Well, summer has closed its books for the year and fall is now upon us. Of course, since I live in Southern California, I'm only aware of the seasonal change because catalog models are now wearing scarves instead of cargo pants, but still. And as we harvest the last of our corn, wheat and gourds in preparation for the Great Feast, two big questions are sweeping the American landscape: One, How is it that Elf – a Christmas movie – came out a full three weeks before The Haunted Mansion – ostensibly a Halloween flick – and Two, what has the Jaded Journalist been up to all summer? Besides learning how to refer to himself in the third person?
For starters, I got married in July on a day women across the country are now referring to as "Black Friday."; Interestingly, I got married in Hawai'i and only a few months later American Idol held auditions there. Coincidence? Yes. By the way, for those of you who don't know, Hawai'i is nice. So what's it like being married? Pretty much the same except more boring and my back hurts from cleaning out the rain gutters every Saturday.
Now, at this point, many of you are probably wondering why somebody as fascinating as myself isn't currently starring in a Newlyweds-style show on MTV. Well, I am, but on MTV Europe. I can't even look at a tapas bar in Barcelona without being mobbed. I draw like the Pope over there. And we had our embarrassing ditz moment when my wife mentioned – on TV mind you! – that Grevenmacher is in Belgium. In fact, it is in Luxembourg. I was soooooo humiliated!
This brings me to another interesting point about myself.
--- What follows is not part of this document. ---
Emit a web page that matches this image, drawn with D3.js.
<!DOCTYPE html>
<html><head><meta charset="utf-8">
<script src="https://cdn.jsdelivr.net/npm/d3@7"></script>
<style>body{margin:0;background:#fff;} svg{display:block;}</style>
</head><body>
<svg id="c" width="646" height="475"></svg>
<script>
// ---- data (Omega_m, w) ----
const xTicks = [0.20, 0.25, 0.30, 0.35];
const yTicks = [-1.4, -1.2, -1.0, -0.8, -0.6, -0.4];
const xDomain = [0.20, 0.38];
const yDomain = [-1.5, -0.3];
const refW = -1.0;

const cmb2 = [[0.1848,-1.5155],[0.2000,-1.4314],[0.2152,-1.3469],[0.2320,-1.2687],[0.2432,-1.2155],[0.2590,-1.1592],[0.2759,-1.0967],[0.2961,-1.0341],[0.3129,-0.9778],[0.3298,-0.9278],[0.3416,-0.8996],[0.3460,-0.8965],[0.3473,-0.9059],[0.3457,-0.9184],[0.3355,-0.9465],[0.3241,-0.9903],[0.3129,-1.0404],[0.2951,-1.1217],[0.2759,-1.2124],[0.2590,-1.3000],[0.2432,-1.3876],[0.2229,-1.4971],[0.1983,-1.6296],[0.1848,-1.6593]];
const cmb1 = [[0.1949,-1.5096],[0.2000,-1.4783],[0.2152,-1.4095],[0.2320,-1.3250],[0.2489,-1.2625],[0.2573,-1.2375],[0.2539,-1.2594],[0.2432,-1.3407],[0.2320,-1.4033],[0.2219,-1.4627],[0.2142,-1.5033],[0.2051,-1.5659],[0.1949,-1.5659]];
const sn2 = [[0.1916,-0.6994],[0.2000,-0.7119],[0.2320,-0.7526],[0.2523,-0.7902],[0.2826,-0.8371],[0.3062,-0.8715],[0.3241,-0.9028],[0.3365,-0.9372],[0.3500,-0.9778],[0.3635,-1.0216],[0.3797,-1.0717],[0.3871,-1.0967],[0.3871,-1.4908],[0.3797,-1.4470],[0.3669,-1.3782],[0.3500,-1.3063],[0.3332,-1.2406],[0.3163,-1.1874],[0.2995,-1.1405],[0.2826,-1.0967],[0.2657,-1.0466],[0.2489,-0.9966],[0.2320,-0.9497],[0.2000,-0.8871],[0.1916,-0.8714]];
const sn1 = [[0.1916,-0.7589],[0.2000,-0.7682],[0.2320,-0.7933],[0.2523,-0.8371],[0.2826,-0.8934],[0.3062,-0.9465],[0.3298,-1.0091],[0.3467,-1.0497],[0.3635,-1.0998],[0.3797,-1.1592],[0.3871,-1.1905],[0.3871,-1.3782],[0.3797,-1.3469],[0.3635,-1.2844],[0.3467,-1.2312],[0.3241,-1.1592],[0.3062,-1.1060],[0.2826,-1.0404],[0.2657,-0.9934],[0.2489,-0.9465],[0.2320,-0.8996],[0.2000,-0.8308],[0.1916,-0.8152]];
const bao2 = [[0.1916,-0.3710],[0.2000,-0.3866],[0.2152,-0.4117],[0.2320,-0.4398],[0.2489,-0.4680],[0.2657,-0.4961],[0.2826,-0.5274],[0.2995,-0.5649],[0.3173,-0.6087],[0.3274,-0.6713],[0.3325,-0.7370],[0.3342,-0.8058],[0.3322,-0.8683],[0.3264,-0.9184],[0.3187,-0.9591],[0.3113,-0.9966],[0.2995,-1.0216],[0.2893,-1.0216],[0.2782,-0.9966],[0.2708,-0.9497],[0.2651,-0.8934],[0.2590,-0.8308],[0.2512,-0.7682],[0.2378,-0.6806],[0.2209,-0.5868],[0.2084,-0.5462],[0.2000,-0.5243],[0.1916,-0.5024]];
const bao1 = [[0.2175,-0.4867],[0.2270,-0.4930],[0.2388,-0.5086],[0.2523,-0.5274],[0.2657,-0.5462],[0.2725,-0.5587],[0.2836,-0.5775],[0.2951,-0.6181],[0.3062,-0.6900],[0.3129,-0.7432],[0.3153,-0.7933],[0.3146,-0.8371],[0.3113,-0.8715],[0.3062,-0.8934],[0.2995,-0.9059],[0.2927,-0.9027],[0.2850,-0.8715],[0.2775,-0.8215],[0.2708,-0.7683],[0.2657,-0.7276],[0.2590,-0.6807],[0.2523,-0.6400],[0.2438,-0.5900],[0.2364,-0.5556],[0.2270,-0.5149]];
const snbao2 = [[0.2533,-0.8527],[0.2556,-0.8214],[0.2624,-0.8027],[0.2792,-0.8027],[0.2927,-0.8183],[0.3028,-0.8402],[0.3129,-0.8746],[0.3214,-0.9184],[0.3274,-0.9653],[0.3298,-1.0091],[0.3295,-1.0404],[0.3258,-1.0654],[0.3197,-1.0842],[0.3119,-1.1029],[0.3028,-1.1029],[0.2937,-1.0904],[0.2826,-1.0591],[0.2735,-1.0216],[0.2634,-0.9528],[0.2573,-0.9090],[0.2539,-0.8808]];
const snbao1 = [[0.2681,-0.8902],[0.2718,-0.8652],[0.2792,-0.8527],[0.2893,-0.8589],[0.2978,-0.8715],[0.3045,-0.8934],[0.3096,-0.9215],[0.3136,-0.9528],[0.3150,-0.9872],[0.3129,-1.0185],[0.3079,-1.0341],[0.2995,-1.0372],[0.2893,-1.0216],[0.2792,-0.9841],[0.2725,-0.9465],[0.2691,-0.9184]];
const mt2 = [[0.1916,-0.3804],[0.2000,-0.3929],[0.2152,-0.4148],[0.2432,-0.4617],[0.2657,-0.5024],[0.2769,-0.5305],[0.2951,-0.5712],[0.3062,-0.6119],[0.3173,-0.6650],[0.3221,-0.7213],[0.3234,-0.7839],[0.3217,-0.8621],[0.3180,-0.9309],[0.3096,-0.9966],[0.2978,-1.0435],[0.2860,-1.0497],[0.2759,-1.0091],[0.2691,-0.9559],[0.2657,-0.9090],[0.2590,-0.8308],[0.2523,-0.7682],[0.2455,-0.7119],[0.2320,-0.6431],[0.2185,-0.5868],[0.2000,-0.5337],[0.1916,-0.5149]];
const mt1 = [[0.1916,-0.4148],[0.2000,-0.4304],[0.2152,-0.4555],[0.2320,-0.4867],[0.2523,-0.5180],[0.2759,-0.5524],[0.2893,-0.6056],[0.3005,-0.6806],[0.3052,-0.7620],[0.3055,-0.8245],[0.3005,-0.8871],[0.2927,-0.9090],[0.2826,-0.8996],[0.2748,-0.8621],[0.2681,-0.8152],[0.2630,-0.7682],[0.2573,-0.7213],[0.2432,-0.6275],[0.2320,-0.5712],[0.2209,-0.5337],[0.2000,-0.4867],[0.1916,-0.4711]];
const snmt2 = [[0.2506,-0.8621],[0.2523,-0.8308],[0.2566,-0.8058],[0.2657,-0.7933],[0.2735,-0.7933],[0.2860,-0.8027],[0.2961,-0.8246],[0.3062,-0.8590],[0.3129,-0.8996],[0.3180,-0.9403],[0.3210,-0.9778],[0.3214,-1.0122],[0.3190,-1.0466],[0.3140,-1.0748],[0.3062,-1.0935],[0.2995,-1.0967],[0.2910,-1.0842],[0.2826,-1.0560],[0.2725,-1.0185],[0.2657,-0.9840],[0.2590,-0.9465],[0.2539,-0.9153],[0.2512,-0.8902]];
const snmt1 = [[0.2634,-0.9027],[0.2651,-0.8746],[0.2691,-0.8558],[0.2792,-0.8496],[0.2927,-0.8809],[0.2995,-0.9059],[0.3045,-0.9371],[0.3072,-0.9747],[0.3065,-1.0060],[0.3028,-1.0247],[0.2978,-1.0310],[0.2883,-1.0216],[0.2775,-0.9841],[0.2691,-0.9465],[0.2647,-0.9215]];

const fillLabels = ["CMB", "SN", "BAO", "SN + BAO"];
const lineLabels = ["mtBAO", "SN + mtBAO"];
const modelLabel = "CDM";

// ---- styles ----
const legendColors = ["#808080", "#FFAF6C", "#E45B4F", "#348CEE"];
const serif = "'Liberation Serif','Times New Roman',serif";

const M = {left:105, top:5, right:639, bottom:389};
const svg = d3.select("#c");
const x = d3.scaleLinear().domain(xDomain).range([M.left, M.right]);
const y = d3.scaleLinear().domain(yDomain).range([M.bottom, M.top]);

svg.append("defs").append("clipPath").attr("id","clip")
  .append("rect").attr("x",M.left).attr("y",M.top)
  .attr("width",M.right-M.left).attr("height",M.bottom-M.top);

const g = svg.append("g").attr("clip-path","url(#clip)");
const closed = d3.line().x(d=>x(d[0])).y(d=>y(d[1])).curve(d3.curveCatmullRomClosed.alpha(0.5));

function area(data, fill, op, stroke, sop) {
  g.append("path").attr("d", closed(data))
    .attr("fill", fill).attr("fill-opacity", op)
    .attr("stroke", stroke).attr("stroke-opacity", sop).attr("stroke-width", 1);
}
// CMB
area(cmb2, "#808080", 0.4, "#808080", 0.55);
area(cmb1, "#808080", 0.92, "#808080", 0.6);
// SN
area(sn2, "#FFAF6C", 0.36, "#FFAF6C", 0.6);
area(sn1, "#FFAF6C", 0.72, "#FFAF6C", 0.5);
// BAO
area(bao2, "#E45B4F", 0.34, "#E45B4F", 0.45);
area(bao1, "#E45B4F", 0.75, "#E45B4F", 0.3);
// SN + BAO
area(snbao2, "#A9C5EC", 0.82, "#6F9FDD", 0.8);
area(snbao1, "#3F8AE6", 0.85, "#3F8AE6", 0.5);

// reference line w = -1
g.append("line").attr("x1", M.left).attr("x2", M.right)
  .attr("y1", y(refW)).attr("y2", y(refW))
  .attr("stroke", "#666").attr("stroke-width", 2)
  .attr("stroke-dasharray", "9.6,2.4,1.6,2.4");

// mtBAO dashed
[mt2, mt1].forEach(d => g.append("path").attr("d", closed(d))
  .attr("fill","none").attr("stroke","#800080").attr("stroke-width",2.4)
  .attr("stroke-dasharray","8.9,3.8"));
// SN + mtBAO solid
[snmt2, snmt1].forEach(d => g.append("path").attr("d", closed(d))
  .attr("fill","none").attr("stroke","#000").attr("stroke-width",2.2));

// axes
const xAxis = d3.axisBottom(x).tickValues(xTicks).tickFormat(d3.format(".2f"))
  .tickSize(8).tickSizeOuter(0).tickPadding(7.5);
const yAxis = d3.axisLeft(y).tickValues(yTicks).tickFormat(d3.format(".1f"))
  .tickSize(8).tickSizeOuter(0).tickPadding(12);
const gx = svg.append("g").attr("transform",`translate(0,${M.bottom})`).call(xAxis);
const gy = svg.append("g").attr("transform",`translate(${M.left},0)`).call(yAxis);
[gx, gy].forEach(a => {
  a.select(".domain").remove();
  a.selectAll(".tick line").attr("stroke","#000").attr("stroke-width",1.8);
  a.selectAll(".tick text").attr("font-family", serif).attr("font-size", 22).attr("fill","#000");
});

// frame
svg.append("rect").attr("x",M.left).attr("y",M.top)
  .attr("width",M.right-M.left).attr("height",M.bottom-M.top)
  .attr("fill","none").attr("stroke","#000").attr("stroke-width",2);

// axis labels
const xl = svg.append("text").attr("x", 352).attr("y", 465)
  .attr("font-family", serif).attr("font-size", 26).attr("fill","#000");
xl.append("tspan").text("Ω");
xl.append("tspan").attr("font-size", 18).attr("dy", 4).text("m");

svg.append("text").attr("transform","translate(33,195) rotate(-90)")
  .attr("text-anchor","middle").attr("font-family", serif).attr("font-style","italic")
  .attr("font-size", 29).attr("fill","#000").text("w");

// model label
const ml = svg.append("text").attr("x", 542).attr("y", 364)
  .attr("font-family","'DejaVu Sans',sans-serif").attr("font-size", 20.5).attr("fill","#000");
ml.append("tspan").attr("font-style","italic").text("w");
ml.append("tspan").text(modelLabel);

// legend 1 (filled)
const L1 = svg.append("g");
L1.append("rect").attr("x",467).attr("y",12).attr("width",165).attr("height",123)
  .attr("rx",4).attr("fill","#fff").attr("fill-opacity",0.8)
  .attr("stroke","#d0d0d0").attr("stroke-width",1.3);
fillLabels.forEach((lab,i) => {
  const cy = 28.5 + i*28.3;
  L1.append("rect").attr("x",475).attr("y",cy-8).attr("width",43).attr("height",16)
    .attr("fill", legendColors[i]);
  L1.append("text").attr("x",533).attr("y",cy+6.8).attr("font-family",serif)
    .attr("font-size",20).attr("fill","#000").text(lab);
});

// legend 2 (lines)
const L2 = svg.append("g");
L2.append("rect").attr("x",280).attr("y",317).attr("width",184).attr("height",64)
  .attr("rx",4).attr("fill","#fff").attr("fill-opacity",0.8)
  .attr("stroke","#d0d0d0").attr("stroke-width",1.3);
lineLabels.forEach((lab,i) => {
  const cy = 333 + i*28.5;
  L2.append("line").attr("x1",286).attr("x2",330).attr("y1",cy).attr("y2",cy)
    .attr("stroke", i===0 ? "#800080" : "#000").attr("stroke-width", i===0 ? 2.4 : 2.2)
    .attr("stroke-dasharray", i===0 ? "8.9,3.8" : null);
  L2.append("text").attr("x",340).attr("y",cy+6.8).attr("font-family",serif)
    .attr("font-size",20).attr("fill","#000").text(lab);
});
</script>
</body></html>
Although the EU now knows what I like, folks stateside are still asking what's behind the blur. My pet answer lately has been "Bill Bixby with better hair,"; and while that usually lands a few chuckles at cocktail parties, it's not the most accurate description ever. So what do I look like? Well, if you close your eyes and imagine what a man is supposed to look like, that.
Finally, some news about the show that I'm a part of... On the far, far fringes. Auditions for the third offering of Idol went down this summer and I swung by the L.A. version because it was the easiest and cheapest. One thing I quickly noticed – and this happens with all reality shows that go around more than once – is that all of the new contestants fit the archetypes set up by the originals. The American Idol galaxy now has about ten different types of person in the show, and every auditioner fits into one of the categories. You have your excessively outgoing "punk"; girl with colorful hair, the pretty blonde who can only sorta sing, the preppy kid, the white guy who wants to be black, the highly energetic and super optimistic boy or girl, the g-fabulous chick and all the rest.
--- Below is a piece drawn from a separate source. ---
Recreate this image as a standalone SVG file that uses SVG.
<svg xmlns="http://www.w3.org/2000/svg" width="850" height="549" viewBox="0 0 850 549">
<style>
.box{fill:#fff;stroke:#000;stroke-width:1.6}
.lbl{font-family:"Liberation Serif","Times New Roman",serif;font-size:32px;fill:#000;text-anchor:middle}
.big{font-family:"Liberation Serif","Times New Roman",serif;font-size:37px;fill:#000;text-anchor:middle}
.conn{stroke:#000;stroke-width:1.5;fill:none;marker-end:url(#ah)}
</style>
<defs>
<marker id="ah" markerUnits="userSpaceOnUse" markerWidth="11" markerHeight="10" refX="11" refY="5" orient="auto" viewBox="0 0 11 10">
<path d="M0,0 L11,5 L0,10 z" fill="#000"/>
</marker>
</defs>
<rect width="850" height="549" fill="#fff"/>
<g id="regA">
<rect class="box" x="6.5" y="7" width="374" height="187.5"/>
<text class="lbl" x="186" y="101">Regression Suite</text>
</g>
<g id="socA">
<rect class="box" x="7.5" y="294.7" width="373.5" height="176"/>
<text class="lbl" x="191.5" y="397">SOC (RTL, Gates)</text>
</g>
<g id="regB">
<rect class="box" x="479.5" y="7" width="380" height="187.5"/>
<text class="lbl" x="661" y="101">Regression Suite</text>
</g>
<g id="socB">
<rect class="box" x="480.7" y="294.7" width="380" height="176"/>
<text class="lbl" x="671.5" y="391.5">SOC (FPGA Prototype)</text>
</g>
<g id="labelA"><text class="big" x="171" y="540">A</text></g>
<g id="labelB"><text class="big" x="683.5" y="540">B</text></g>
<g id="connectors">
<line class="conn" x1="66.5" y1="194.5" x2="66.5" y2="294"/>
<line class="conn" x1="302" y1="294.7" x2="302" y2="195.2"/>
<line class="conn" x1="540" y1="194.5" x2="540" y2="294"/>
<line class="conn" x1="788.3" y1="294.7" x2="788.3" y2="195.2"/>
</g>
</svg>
And with each successive season, the contestants become more and more aware about how to act, what to expect, how to retort Simon's jibes, what to wear and which camera is the hot one. It can only be a matter of time before a contestant is asked who their favorite singer is and instead of replying Madonna or Eddie Grant or the bald guy from Midnight Oil that looks like Sloth from The Goonies, their answer is Clay Aiken or Kelly Clarkson. At which point we will officially descend into hyper meta-irony and the universe will collapse upon itself.
After Idol Audition Tour 2003 wrapped up, ("Hello, Honolulu! Are you ready to rock?!!) the good ones moved on to Pasadena while the bad ones slinked back home to a life of convincing themselves they could've been something great if Randy didn't suck as a judge. As expected – by whom I'm not sure – I dropped by the Pasadena auditions and took some mental notes - which I promptly forgot. It's better that way, since all Idol news and information is being protected much more fervently than Valerie Plame's W2 forms. I can tell you that I completely scorched Seacrest during an interview and Simon and I spent some time discussing how awesome we each were. I can also tell you that I ran into Clay backstage and he gave me the ol' blowoff. I guess now that he's on the cover of TV Guide every other week, he doesn't need the guy that made him. Made him! He should be sending me checks!
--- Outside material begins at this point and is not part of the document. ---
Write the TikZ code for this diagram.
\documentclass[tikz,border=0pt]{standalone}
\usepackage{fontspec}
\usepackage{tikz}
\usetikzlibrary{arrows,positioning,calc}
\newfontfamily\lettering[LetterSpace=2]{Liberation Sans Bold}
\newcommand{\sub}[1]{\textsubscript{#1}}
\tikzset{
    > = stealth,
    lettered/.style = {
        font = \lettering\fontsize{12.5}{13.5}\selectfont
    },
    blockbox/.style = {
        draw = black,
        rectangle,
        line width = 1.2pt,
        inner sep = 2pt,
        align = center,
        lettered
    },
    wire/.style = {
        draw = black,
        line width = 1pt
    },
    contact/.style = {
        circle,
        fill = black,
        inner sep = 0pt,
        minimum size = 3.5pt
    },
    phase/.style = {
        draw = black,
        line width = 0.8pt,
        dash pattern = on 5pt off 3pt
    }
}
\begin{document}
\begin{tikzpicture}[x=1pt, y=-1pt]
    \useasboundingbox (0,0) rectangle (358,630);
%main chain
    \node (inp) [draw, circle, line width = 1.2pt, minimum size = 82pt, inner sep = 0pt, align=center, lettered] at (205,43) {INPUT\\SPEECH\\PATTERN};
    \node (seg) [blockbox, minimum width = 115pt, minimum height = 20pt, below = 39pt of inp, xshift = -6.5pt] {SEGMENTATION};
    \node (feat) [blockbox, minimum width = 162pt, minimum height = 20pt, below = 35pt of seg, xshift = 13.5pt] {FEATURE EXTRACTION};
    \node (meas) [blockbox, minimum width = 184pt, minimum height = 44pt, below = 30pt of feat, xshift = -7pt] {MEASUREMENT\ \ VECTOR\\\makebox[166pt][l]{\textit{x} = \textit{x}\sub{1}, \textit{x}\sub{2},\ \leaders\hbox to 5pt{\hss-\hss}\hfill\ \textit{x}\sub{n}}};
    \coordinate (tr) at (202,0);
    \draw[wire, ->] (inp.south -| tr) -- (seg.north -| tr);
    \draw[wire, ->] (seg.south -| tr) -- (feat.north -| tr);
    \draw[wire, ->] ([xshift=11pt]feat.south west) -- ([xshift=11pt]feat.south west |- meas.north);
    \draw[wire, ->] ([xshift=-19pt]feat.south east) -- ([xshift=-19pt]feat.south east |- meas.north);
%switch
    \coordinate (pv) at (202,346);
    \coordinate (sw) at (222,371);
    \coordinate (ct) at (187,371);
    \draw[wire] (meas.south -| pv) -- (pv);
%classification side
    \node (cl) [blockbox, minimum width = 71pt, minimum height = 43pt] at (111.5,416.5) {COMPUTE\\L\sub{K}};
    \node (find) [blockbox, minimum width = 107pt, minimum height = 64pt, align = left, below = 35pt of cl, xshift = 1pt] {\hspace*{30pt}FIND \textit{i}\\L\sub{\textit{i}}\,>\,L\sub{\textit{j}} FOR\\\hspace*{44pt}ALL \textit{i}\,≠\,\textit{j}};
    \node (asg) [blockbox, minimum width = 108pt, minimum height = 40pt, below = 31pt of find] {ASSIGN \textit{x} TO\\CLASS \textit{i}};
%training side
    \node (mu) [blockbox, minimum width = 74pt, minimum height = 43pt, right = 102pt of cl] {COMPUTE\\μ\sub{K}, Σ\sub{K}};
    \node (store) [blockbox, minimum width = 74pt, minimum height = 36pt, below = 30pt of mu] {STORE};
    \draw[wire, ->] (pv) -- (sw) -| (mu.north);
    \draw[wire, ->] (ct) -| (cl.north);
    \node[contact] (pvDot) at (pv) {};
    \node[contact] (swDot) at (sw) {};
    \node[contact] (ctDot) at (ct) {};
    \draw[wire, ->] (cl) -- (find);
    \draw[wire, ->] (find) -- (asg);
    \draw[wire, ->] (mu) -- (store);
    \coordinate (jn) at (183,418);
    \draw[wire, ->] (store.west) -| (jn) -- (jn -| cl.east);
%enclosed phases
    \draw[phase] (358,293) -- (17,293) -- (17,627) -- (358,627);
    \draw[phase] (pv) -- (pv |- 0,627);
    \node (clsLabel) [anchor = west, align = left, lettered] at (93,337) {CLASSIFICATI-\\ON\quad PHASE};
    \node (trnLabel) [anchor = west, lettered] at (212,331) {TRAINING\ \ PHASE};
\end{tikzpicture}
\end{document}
Speaking of Seacrest, I've been counting down the days until his syndicated daytime talker (that's Hollywood parlance for talk show) debuts. I lost count back around July, but I think it's around 119 days to go. And 120 until Jillian Barberie has her first sit-down with Ryan and I try to rip my ears off.
So that is about that. Um...I guess columns as great as this one will return in January with Idol. Maybe by then I can work on closing an article like a pro.